Reproduce every line of the listing as written, apart from the pictures.

#### Provided material:
◆ ◆ ◆ ◆ ◆ ◆ ◆

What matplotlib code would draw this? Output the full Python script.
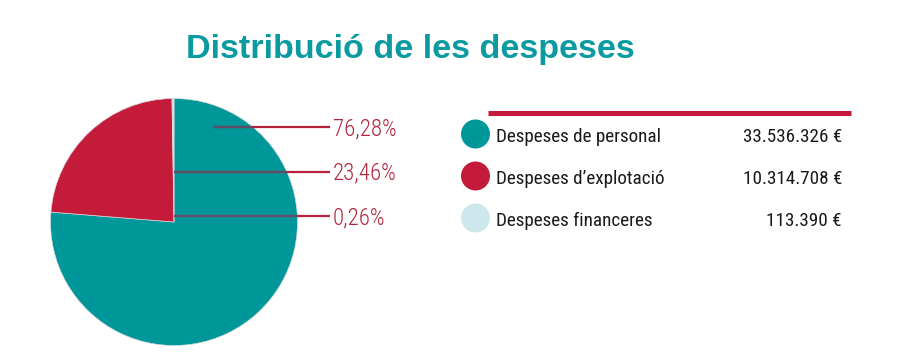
import matplotlib
matplotlib.use("Agg")
import matplotlib.pyplot as plt
from matplotlib.patches import Circle

# ---- data ----
categories = ["Despeses de personal", "Despeses d\u2019explotació", "Despeses financeres"]
values = [33536326, 10314708, 113390]
value_labels = ["33.536.326 \u20ac", "10.314.708 \u20ac", "113.390 \u20ac"]
colors = ["#00979b", "#c41b3b", "#cde8ec"]
title = "Distribució de les despeses"

light_props = dict(family="Roboto Condensed", fontweight="light")
legend_props = dict(family="Roboto Condensed", fontweight="normal")
bold_font = "Liberation Sans"

W, H = 908, 364
fig = plt.figure(figsize=(W / 100, H / 100), dpi=100)
fig.patch.set_facecolor("white")

# ---- pie ----
cx, cy, r = 174, 222, 123.5
ax_p = fig.add_axes([(cx - r) / W, (H - cy - r) / H, 2 * r / W, 2 * r / H])
wedges, _ = ax_p.pie(values, colors=colors, startangle=90, counterclock=False,
                     radius=1, wedgeprops=dict(edgecolor="#d8d8d8", linewidth=0.5))
ax_p.set_xlim(-1, 1)
ax_p.set_ylim(-1, 1)
ax_p.set_aspect("equal")
ax_p.axis("off")

# ---- overlay in pixel coords ----
ax = fig.add_axes([0, 0, 1, 1], zorder=5)
ax.set_xlim(0, W)
ax.set_ylim(H, 0)
ax.axis("off")

total = sum(values)
pcts = [v / total * 100 for v in values]
pct_txt = [f"{p:.2f}%".replace(".", ",") for p in pcts]

line_red = "#b8223e"
line_y = [127, 171.5, 216]
line_x0 = [213, 174, 174]
clip = Circle((0, 0), 1.0, transform=ax_p.transData)
for i in range(3):
    ax.plot([line_x0[i], 330], [line_y[i], line_y[i]], color=line_red, lw=1.6,
            solid_capstyle="butt")
    l2, = ax.plot([line_x0[i], 330], [line_y[i], line_y[i]], color="#5e4f66", lw=1.6,
                  solid_capstyle="butt")
    l2.set_clip_path(clip)
    ax.text(333, line_y[i] + 8.5, pct_txt[i], color="#b3273f", fontsize=16.5,
            ha="left", va="baseline", **light_props)

# title
ax.text(410.5, 58, title, color="#0a9aa0", fontsize=24.6, fontweight="bold",
        family=bold_font, ha="center", va="baseline")

# legend
ax.plot([488, 851], [112.5, 112.5], color="#c41b3b", lw=3.6, solid_capstyle="butt")
row_y = [134, 176, 218]
ax.scatter([475.5] * 3, row_y, s=(2 * 14.5 * 0.72) ** 2, c=colors, linewidths=0)
for i in range(3):
    ax.text(496, row_y[i] + 8, categories[i], color="#1a1a1a", fontsize=13.8,
            ha="left", va="baseline", **legend_props)
    ax.text(842, row_y[i] + 8, value_labels[i], color="#1a1a1a", fontsize=13.8,
            ha="right", va="baseline", **legend_props)

fig.savefig("out.png", dpi=100, facecolor="white")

◆ ◆ ◆ ◆ ◆ ◆ ◆

#### Output:
What matplotlib code would draw this? Output the full Python script.
import matplotlib
matplotlib.use("Agg")
import matplotlib.pyplot as plt
from matplotlib.patches import Circle

# ---- data ----
categories = ["Despeses de personal", "Despeses d\u2019explotació", "Despeses financeres"]
values = [33536326, 10314708, 113390]
value_labels = ["33.536.326 \u20ac", "10.314.708 \u20ac", "113.390 \u20ac"]
colors = ["#00979b", "#c41b3b", "#cde8ec"]
title = "Distribució de les despeses"

light_props = dict(family="Roboto Condensed", fontweight="light")
legend_props = dict(family="Roboto Condensed", fontweight="normal")
bold_font = "Liberation Sans"

W, H = 908, 364
fig = plt.figure(figsize=(W / 100, H / 100), dpi=100)
fig.patch.set_facecolor("white")

# ---- pie ----
cx, cy, r = 174, 222, 123.5
ax_p = fig.add_axes([(cx - r) / W, (H - cy - r) / H, 2 * r / W, 2 * r / H])
wedges, _ = ax_p.pie(values, colors=colors, startangle=90, counterclock=False,
                     radius=1, wedgeprops=dict(edgecolor="#d8d8d8", linewidth=0.5))
ax_p.set_xlim(-1, 1)
ax_p.set_ylim(-1, 1)
ax_p.set_aspect("equal")
ax_p.axis("off")

# ---- overlay in pixel coords ----
ax = fig.add_axes([0, 0, 1, 1], zorder=5)
ax.set_xlim(0, W)
ax.set_ylim(H, 0)
ax.axis("off")

total = sum(values)
pcts = [v / total * 100 for v in values]
pct_txt = [f"{p:.2f}%".replace(".", ",") for p in pcts]

line_red = "#b8223e"
line_y = [127, 171.5, 216]
line_x0 = [213, 174, 174]
clip = Circle((0, 0), 1.0, transform=ax_p.transData)
for i in range(3):
    ax.plot([line_x0[i], 330], [line_y[i], line_y[i]], color=line_red, lw=1.6,
            solid_capstyle="butt")
    l2, = ax.plot([line_x0[i], 330], [line_y[i], line_y[i]], color="#5e4f66", lw=1.6,
                  solid_capstyle="butt")
    l2.set_clip_path(clip)
    ax.text(333, line_y[i] + 8.5, pct_txt[i], color="#b3273f", fontsize=16.5,
            ha="left", va="baseline", **light_props)

# title
ax.text(410.5, 58, title, color="#0a9aa0", fontsize=24.6, fontweight="bold",
        family=bold_font, ha="center", va="baseline")

# legend
ax.plot([488, 851], [112.5, 112.5], color="#c41b3b", lw=3.6, solid_capstyle="butt")
row_y = [134, 176, 218]
ax.scatter([475.5] * 3, row_y, s=(2 * 14.5 * 0.72) ** 2, c=colors, linewidths=0)
for i in range(3):
    ax.text(496, row_y[i] + 8, categories[i], color="#1a1a1a", fontsize=13.8,
            ha="left", va="baseline", **legend_props)
    ax.text(842, row_y[i] + 8, value_labels[i], color="#1a1a1a", fontsize=13.8,
            ha="right", va="baseline", **legend_props)

fig.savefig("out.png", dpi=100, facecolor="white")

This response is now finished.